I had already done the newaliases command, but I did it again.

Now I've got this in maillog:

lost connection after EHLO from firewall.hostcompany.com[12.34.56.78] < our office IP
postfix/smtpd[23150]: disconnect from firewall.hostcompany.com[12.34.56.78] < our office IP

Open in new window

LunarNRG

Are you running your telnet test from localhost? For example,

[user@host ~] telnet localhost 25

Open in new window

kapshure

ASKER

seems that the mailx and newaliases fixed the problem. I just got an alert from nagios to my phone :)

Now want to see a few more alerts come through and looks like maybe my setup for notifications is complete!

one question I have.

I had sendmail.postfix configured as the only MTA, so how come mailx was required? Could I have changed nagios.cfg to sync up w/ postfix instead of mailx?

thanks again.

LunarNRG

No problem, glad to hear it.

You're right you don't really need mailx, but the nagios defaults for host-notify-by-email, service-notify-by-email, etc. all use /usr/bin/mail, I believe. You could use /usr/sbin/sendmail for the same purpose, but you'd have to create your own macros.
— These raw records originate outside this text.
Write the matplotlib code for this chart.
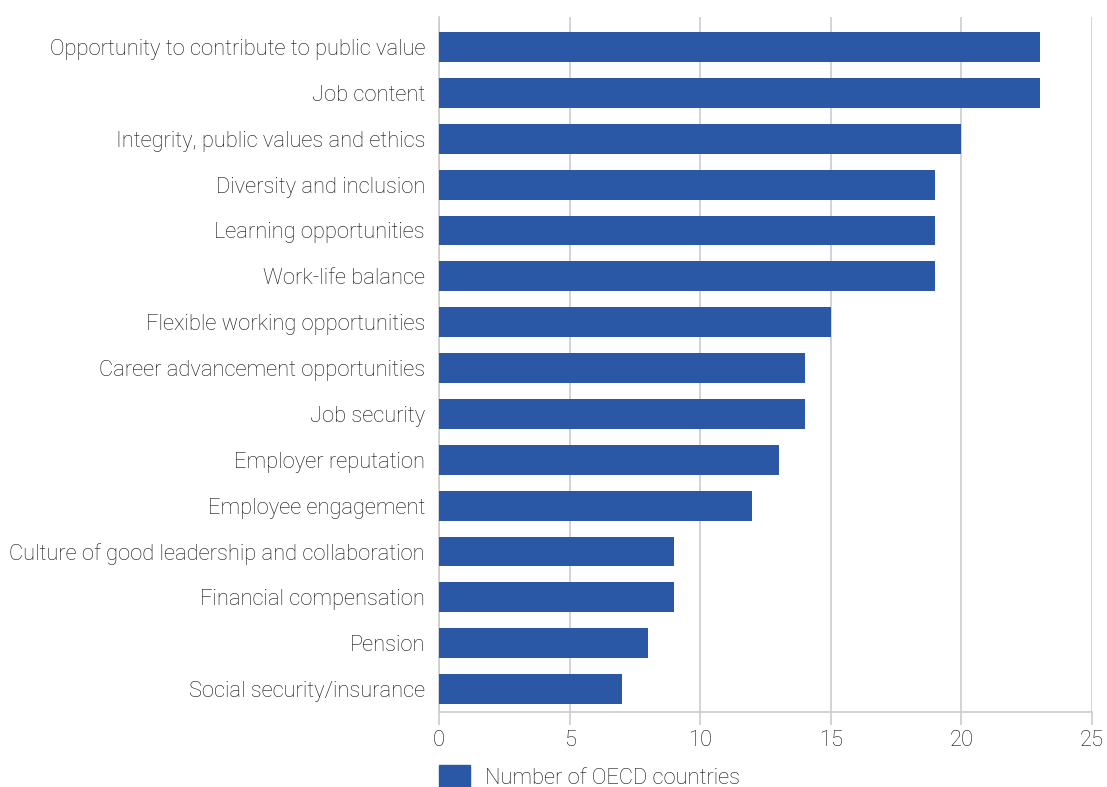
import matplotlib
matplotlib.use("Agg")
import matplotlib.pyplot as plt
from matplotlib.patches import Patch

plt.rcParams["font.family"] = ["Roboto", "DejaVu Sans"]
plt.rcParams["font.weight"] = "light"

categories = [
    "Opportunity to contribute to public value",
    "Job content",
    "Integrity, public values and ethics",
    "Diversity and inclusion",
    "Learning opportunities",
    "Work-life balance",
    "Flexible working opportunities",
    "Career advancement opportunities",
    "Job security",
    "Employer reputation",
    "Employee engagement",
    "Culture of good leadership and collaboration",
    "Financial compensation",
    "Pension",
    "Social security/insurance",
]
values = [23, 23, 20, 19, 19, 19, 15, 14, 14, 13, 12, 9, 9, 8, 7]
series_label = "Number of OECD countries"
x_ticks = [0, 5, 10, 15, 20, 25]

BAR = "#2a58a6"
GRID = "#cccccc"
TXT = "#111111"
FS = 15.75

fig = plt.figure(figsize=(11.07, 7.87), dpi=100)
ax = fig.add_axes([439 / 1107, 1 - 712 / 787, (1092 - 439) / 1107, (712 - 17) / 787])

y = list(range(len(categories)))
ax.barh(y, values, height=0.65, color=BAR, zorder=3)
ax.set_ylim(len(categories) - 0.5, -0.655)
ax.set_xlim(0, 25)

ax.set_yticks(y)
ax.set_yticklabels(categories, fontsize=FS, color=TXT)
ax.set_xticks(x_ticks)
ax.set_xticklabels([str(t) for t in x_ticks], fontsize=FS, color=TXT)
ax.tick_params(axis="y", length=0, pad=10)
ax.tick_params(axis="x", length=9, color=GRID, width=1.2, pad=4)

ax.grid(axis="x", color=GRID, linewidth=1.2, zorder=0)
for s in ["top", "right"]:
    ax.spines[s].set_visible(False)
for s in ["left", "bottom"]:
    ax.spines[s].set_color(GRID)
    ax.spines[s].set_linewidth(1.2)

fig.legend(handles=[Patch(color=BAR, label=series_label)],
           loc="center left", bbox_to_anchor=(439 / 1107, 1 - 777 / 787),
           frameon=False, fontsize=FS, handlelength=1.4, handleheight=1.15,
           handletextpad=0.7, borderpad=0, borderaxespad=0, labelcolor=TXT)

fig.savefig("out.png", dpi=100)
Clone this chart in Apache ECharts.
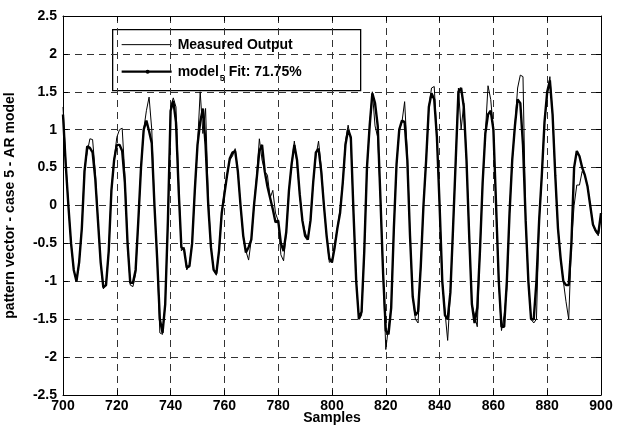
<!DOCTYPE html>
<html><head><meta charset="utf-8">
<script src="https://cdn.jsdelivr.net/npm/echarts@6/dist/echarts.min.js"></script>
<style>html,body{margin:0;padding:0;background:#fff}#c{width:619px;height:425px}</style>
</head><body><div id="c"></div>
<script>
const startSample = 700;
const measured = [
 1.3, 0.6, 0.0, -0.5, -0.85, -1.0, -0.75, -0.3, 0.5, 0.7,
 0.88, 0.87, 0.45, -0.2, -0.75, -1.1, -1.03, -0.6, 0.2, 0.6,
 0.9, 1.0, 1.02, 0.4, -0.5, -1.05, -1.07, -0.9, -0.2, 0.5,
 1.0, 1.25, 1.43, 1.0, 0.0, -0.7, -1.68, -1.7, -1.3, -0.2,
 1.3, 1.42, 1.3, 0.3, -0.6, -0.55, -0.85, -0.78, -0.5, 0.2,
 0.8, 1.5, 0.95, 1.28, 0.1, -0.55, -0.85, -0.92, -0.6, -0.1,
 0.2, 0.4, 0.6, 0.65, 0.75, 0.45, 0.0, -0.4, -0.6, -0.72,
 -0.45, 0.0, 0.4, 0.88, 0.6, 0.45, 0.4, 0.1, 0.2, -0.1,
 -0.2, -0.65, -0.73, -0.35, 0.2, 0.55, 0.85, 0.55, 0.15, -0.2,
 -0.35, -0.45, -0.2, 0.3, 0.65, 0.85, 0.5, 0.0, -0.4, -0.75,
 -0.72, -0.5, -0.3, -0.05, 0.3, 0.85, 1.06, 0.85, -0.1, -1.0,
 -1.5, -1.45, -0.6, 0.5, 1.05, 1.5, 1.05, 0.9, 0.1, -0.9,
 -1.9, -1.6, -1.35, -0.3, 0.55, 1.0, 1.1, 1.37, 0.7, -0.4,
 -1.2, -1.5, -1.55, -0.8, 0.0, 0.6, 1.3, 1.55, 1.57, 0.9,
 0.0, -1.0, -1.4, -1.78, -1.15, -0.3, 0.6, 1.55, 1.0, 1.35,
 0.6, -0.4, -1.3, -1.45, -1.6, -0.6, 0.3, 0.95, 1.58, 1.4,
 1.0, 0.0, -1.0, -1.65, -1.45, -1.1, -0.1, 0.6, 1.05, 1.55,
 1.72, 1.7, -0.2, -1.0, -1.5, -1.55, -1.5, -0.2, 0.4, 1.1,
 1.45, 1.7, 1.2, 0.4, -0.3, -0.7, -1.0, -1.27, -1.5, -0.5,
 0.0, 0.27, 0.27, 0.45, 0.4, 0.25, 0.0, -0.25, -0.35, -0.4,
 -0.1
];
const model = [
 1.2, 0.55, 0.0, -0.5, -0.85, -1.0, -0.75, -0.3, 0.45, 0.78,
 0.76, 0.7, 0.35, -0.2, -0.75, -1.08, -1.05, -0.6, 0.2, 0.6,
 0.8, 0.8, 0.72, 0.3, -0.5, -1.02, -1.02, -0.85, -0.2, 0.5,
 1.0, 1.12, 0.98, 0.82, 0.0, -0.7, -1.5, -1.68, -1.3, -0.2,
 1.25, 1.38, 1.1, 0.2, -0.55, -0.58, -0.82, -0.8, -0.5, 0.2,
 0.8, 1.1, 1.28, 0.8, 0.0, -0.55, -0.85, -0.9, -0.6, -0.1,
 0.15, 0.4, 0.62, 0.7, 0.72, 0.45, 0.0, -0.4, -0.62, -0.55,
 -0.45, 0.0, 0.35, 0.72, 0.8, 0.45, 0.25, 0.1, -0.05, -0.22,
 -0.2, -0.5, -0.6, -0.35, 0.2, 0.55, 0.8, 0.6, 0.15, -0.2,
 -0.4, -0.45, -0.2, 0.3, 0.7, 0.75, 0.45, 0.0, -0.4, -0.7,
 -0.75, -0.55, -0.3, -0.1, 0.3, 0.8, 1.0, 0.9, -0.1, -1.0,
 -1.5, -1.4, -0.6, 0.5, 1.05, 1.48, 1.35, 1.05, 0.1, -0.9,
 -1.65, -1.7, -1.35, -0.3, 0.55, 1.0, 1.12, 1.1, 0.6, -0.4,
 -1.2, -1.45, -1.4, -0.8, 0.0, 0.6, 1.3, 1.48, 1.4, 0.9,
 0.0, -1.0, -1.45, -1.5, -1.15, -0.3, 0.6, 1.5, 1.55, 1.3,
 0.6, -0.4, -1.3, -1.55, -1.35, -0.6, 0.3, 0.95, 1.2, 1.25,
 1.0, 0.0, -1.0, -1.6, -1.6, -1.0, -0.1, 0.6, 1.05, 1.4,
 1.35, 0.8, -0.2, -1.0, -1.5, -1.5, -1.0, -0.2, 0.4, 1.1,
 1.5, 1.65, 1.2, 0.4, -0.3, -0.7, -1.0, -1.05, -1.05, -0.5,
 0.5, 0.72, 0.65, 0.5, 0.4, 0.25, 0.0, -0.25, -0.33, -0.37,
 -0.1
];
const xTicks = {min: 700, max: 900, interval: 20};
const yTicks = {min: -2.5, max: 2.5, interval: 0.5};
const seriesNames = ['Measured Output', 'model5 Fit: 71.75%'];

const toPairs = arr => arr.map((v, i) => [startSample + i, v]);
const font = '"Liberation Sans", Arial, sans-serif';
const chart = echarts.init(document.getElementById('c'), null, {renderer: 'canvas'});
const dash = {type: [7, 5], color: '#333', width: 1};
const lblStyle = {fontFamily: font, fontWeight: 'bold', fontSize: 14, color: '#000'};
chart.setOption({
  animation: false,
  backgroundColor: '#fff',
  grid: {left: 63, right: 18, top: 16, bottom: 30, show: false, outerBoundsMode: 'none', containLabel: false},
  xAxis: [{
    type: 'value', min: xTicks.min, max: xTicks.max, interval: xTicks.interval,
    name: 'Samples', nameLocation: 'middle', nameGap: 16, nameMoveOverlap: false,
    nameTextStyle: Object.assign({verticalAlign: 'top'}, lblStyle),
    axisLine: {show: true, onZero: false, lineStyle: {color: '#000', width: 1}},
    axisTick: {show: true, inside: true, length: 5, lineStyle: {color: '#000'}},
    axisLabel: Object.assign({margin: 4}, lblStyle),
    splitLine: {show: true, lineStyle: dash}
  }, {
    type: 'value', position: 'top', min: xTicks.min, max: xTicks.max, interval: xTicks.interval,
    axisLine: {show: true, onZero: false, lineStyle: {color: '#000', width: 1}},
    axisTick: {show: true, inside: true, length: 5, lineStyle: {color: '#000'}},
    axisLabel: {show: false}, splitLine: {show: false}
  }],
  yAxis: [{
    type: 'value', min: yTicks.min, max: yTicks.max, interval: yTicks.interval,
    name: 'pattern vector - case 5 - AR model', nameLocation: 'middle', nameGap: 46, nameRotate: 90,
    nameMoveOverlap: false,
    nameTextStyle: lblStyle,
    axisLine: {show: true, onZero: false, lineStyle: {color: '#000', width: 1}},
    axisTick: {show: true, inside: true, length: 5, lineStyle: {color: '#000'}},
    axisLabel: Object.assign({margin: 6}, lblStyle),
    splitLine: {show: true, lineStyle: dash}
  }, {
    type: 'value', position: 'right', min: yTicks.min, max: yTicks.max, interval: yTicks.interval,
    axisLine: {show: true, onZero: false, lineStyle: {color: '#000', width: 1}},
    axisTick: {show: true, inside: true, length: 5, lineStyle: {color: '#000'}},
    axisLabel: {show: false}, splitLine: {show: false}
  }],
  graphic: [{
    type: 'group', left: 112, top: 29, z: 100,
    children: [
      {type: 'rect', shape: {x: 0, y: 0, width: 248, height: 61},
       style: {fill: '#fff', stroke: '#000', lineWidth: 1.3}},
      {type: 'line', shape: {x1: 9, y1: 15, x2: 59, y2: 15},
       style: {stroke: '#000', lineWidth: 1}},
      {type: 'text', x: 65, y: 15,
       style: {text: seriesNames[0], font: 'bold 14px ' + font, fill: '#000', verticalAlign: 'middle'}},
      {type: 'line', shape: {x1: 9, y1: 42, x2: 59, y2: 42},
       style: {stroke: '#000', lineWidth: 2.2}},
      {type: 'circle', shape: {cx: 35, cy: 42, r: 2}, style: {fill: '#000'}},
      {type: 'text', x: 65, y: 42,
       style: {text: 'model', font: 'bold 14px ' + font, fill: '#000', verticalAlign: 'middle'}},
      {type: 'text', x: 107, y: 49,
       style: {text: '5', font: 'bold 9px ' + font, fill: '#000', verticalAlign: 'middle'}},
      {type: 'text', x: 116, y: 42,
       style: {text: 'Fit: 71.75%', font: 'bold 14px ' + font, fill: '#000', verticalAlign: 'middle'}}
    ]
  }],
  series: [{
    name: seriesNames[0], type: 'line', data: toPairs(measured),
    symbol: 'none', lineStyle: {color: '#000', width: 1}, itemStyle: {color: '#000'}, z: 3
  }, {
    name: seriesNames[1], type: 'line', data: toPairs(model),
    symbol: 'none', lineStyle: {color: '#000', width: 2.4}, itemStyle: {color: '#000'}, z: 2
  }]
});
</script></body></html>
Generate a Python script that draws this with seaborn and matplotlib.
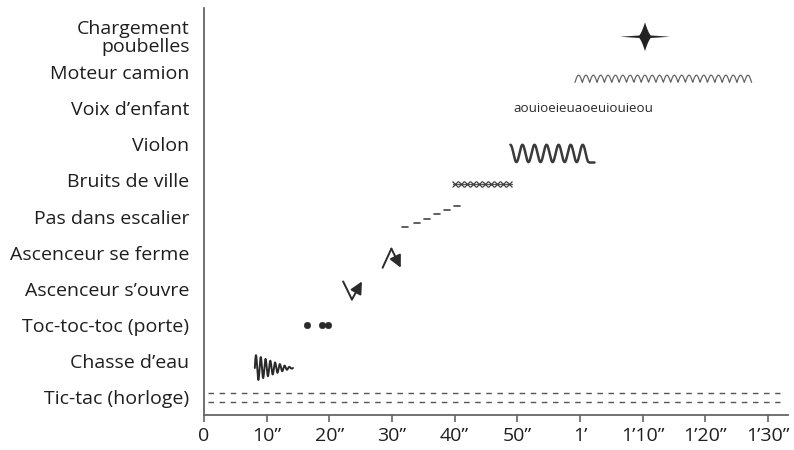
# plot.py - timeline of sounds heard in the sound piece (recreated chart)
import numpy as np
import matplotlib
matplotlib.use("Agg")
import matplotlib.pyplot as plt
import seaborn as sns

# --- data: rows, bottom to top ---
sounds = [
    "Tic-tac (horloge)",
    "Chasse d’eau",
    "Toc-toc-toc (porte)",
    "Ascenceur s’ouvre",
    "Ascenceur se ferme",
    "Pas dans escalier",
    "Bruits de ville",
    "Violon",
    "Voix d’enfant",
    "Moteur camion",
    "Chargement\npoubelles",
]
tick_seconds = [0, 10, 20, 30, 40, 50, 60, 70, 80, 90]
tick_labels = ["0", "10”", "20”", "30”", "40”", "50”", "1’", "1’10”", "1’20”", "1’30”"]

# times in seconds, y offsets in row units
tictac_span = [0.6, 92.0]
tictac_dy = [0.11, -0.14]
flush_span = [8.1, 14.2]
knock_times = [16.5, 18.8, 19.8]
lift_open_t = [22.2, 23.6, 25.2]
lift_open_dy = [0.2, -0.3, 0.2]
lift_close_t = [28.5, 29.9, 31.4]
lift_close_dy = [-0.42, 0.11, -0.42]
steps_t = [32.1, 34.0, 35.6, 37.2, 38.8, 40.4]
steps_dy = [-0.3, -0.17, -0.06, 0.06, 0.19, 0.3]
city_span = [39.7, 49.1]
violin_span = [48.9, 62.2]
voice_start = 49.4
voice_text = "aouioeieuaoeuiouieou"
truck_span = [59.2, 87.4]
bins_time = 70.3
bins_span = [66.3, 74.3]

row = {name: i for i, name in enumerate(sounds)}
INK = "#2a2a2a"
AXIS = "#666666"

sns.set_theme(style="white")
plt.rcParams["font.family"] = ["Open Sans", "DejaVu Sans"]

fig = plt.figure(figsize=(7.94, 4.5), dpi=100)
ax = fig.add_axes([0.257, 0.078, 0.7354, 0.904])

# Tic-tac: two dashed lines across the whole piece
for dy in tictac_dy:
    ax.plot(tictac_span, [row["Tic-tac (horloge)"] + dy] * 2,
            ls=(0, (4, 4)), lw=1.0, color="#555555")

# Chasse d'eau: decaying squiggle
t = np.linspace(0, 1, 300)
amp = 0.36 * (1 - t) ** 1.2 + 0.01
ax.plot(flush_span[0] + (flush_span[1] - flush_span[0]) * t,
        row["Chasse d’eau"] - 0.2 + amp * np.sin(2 * np.pi * 8 * t),
        lw=1.4, color=INK)

# Toc-toc-toc: three dots
sns.scatterplot(x=knock_times, y=[row["Toc-toc-toc (porte)"]] * len(knock_times),
                s=22, color=INK, edgecolor=INK, ax=ax, zorder=3)

# Ascenceur s'ouvre / se ferme: zigzag ending with an arrow
for times, dys, name in [(lift_open_t, lift_open_dy, "Ascenceur s’ouvre"),
                         (lift_close_t, lift_close_dy, "Ascenceur se ferme")]:
    ys = [row[name] + d for d in dys]
    ax.plot(times[:2], ys[:2], lw=1.4, color=INK)
    ax.annotate("", xy=(times[2], ys[2]), xytext=(times[1], ys[1]),
                arrowprops=dict(arrowstyle="-|>,head_length=0.6,head_width=0.3",
                                lw=1.4, color=INK, shrinkA=0, shrinkB=0))

# Pas dans escalier: rising dashes
for tx, dy in zip(steps_t, steps_dy):
    ax.plot([tx - 0.5, tx + 0.5], [row["Pas dans escalier"] + dy] * 2,
            lw=1.2, color="#444444")

# Bruits de ville: hatched band
yc = row["Bruits de ville"] - 0.1
ax.plot(city_span, [yc, yc], lw=0.9, color="#555555")
marks = np.arange(city_span[0] + 0.4, city_span[1], 0.95)
ax.plot(marks, [yc] * len(marks), ls="none", marker="x", ms=4, mew=0.9, color="#444444")

# Violon: regular wave
t = np.linspace(0, 1, 400)
ax.plot(violin_span[0] + (violin_span[1] - 0.8 - violin_span[0]) * t,
        row["Violon"] - 0.25 + 0.24 * np.cos(2 * np.pi * 6.5 * t),
        lw=1.8, color="#3a3a3a")
ax.plot([violin_span[1] - 0.8, violin_span[1]], [row["Violon"] - 0.49] * 2,
        lw=1.8, color="#3a3a3a")

# Voix d'enfant: vowel string
ax.text(voice_start, row["Voix d’enfant"], voice_text, fontsize=9.6,
        va="center", ha="left", color=INK)

# Moteur camion: row of small arches
t = np.linspace(0, 1, 1200)
ax.plot(truck_span[0] + (truck_span[1] - truck_span[0]) * t,
        row["Moteur camion"] - 0.28 + 0.2 * np.abs(np.sin(np.pi * 24 * t)),
        lw=0.9, color="#666666")

# Chargement poubelles: star-like burst
yb = row["Chargement\npoubelles"]
xs = np.linspace(bins_span[0], bins_span[1], 400)
tail = 0.045 * (1 - np.abs(xs - bins_time) / (bins_span[1] - bins_time))
core = 0.4 * np.clip(1 - np.abs(xs - bins_time) / 1.2, 0, None) ** 1.7
half = np.maximum(tail, core)
ax.fill_between(xs, yb - half, yb + half, color="#222222", lw=0)

# --- axes styling ---
ax.set_xlim(0, 93.2)
ax.set_ylim(-0.5, 10.78)
ax.set_yticks(range(len(sounds)))
ax.set_yticklabels(sounds)
ax.set_xticks(tick_seconds)
ax.set_xticklabels(tick_labels)
ax.tick_params(axis="y", length=0, pad=10.5, labelsize=14, labelcolor="#1e1e1e")
ax.tick_params(axis="x", direction="out", length=5, width=1.2, color=AXIS,
               pad=4, labelsize=14, labelcolor="#1e1e1e", bottom=True)
for lbl in ax.get_yticklabels():
    lbl.set_linespacing(0.95)
for side in ["top", "right"]:
    ax.spines[side].set_visible(False)
for side in ["left", "bottom"]:
    ax.spines[side].set_color(AXIS)
    ax.spines[side].set_linewidth(1.3)
ax.set_xlabel("")
ax.set_ylabel("")
ax.grid(False)

fig.savefig("out.png", dpi=100)
plt.close(fig)
# EoF plot.py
Nagios just calls the command you specify in config, and in your case /usr/bin/mail was used, as in (from the previous warning):

/usr/bin/printf "%b" "***** Nagios *****
<snip>
Date/Time: Fri Nov 19 04:24:44 PST 2010\n" | /bin/mail -s "** PROBLEM Host Alert: zimbra is DOWN **" 5555555555@tmomail.net" resulted in a return code of 127

Open in new window

I just now noticed that you mentioned following these instructions change the nagios default:
http://www.infosecprojects.net/en/linuxtutorials/nagios-sendmail.html

... so it would seem your modification did not take, you may wish to review your settings and make sure they match the tutorial. Perhaps you need to restart the nagios service? Not sure. If you convince nagios to use /usr/sbin/sendmail then you can remove the mailx package.

HTH,
Marty

kapshure

ASKER

I'm getting the alerts now; just not as timely as they should be. seems that the UP alert comes back way faster than the DOWN. Or sometimes vice versa. May need to tweak some time-thresholds in nagios.

seems like for now though, that the mail part is working, as we're getting service alerts to (2) phones now, and to an email on a different mail server in a different domain.

Thanks again!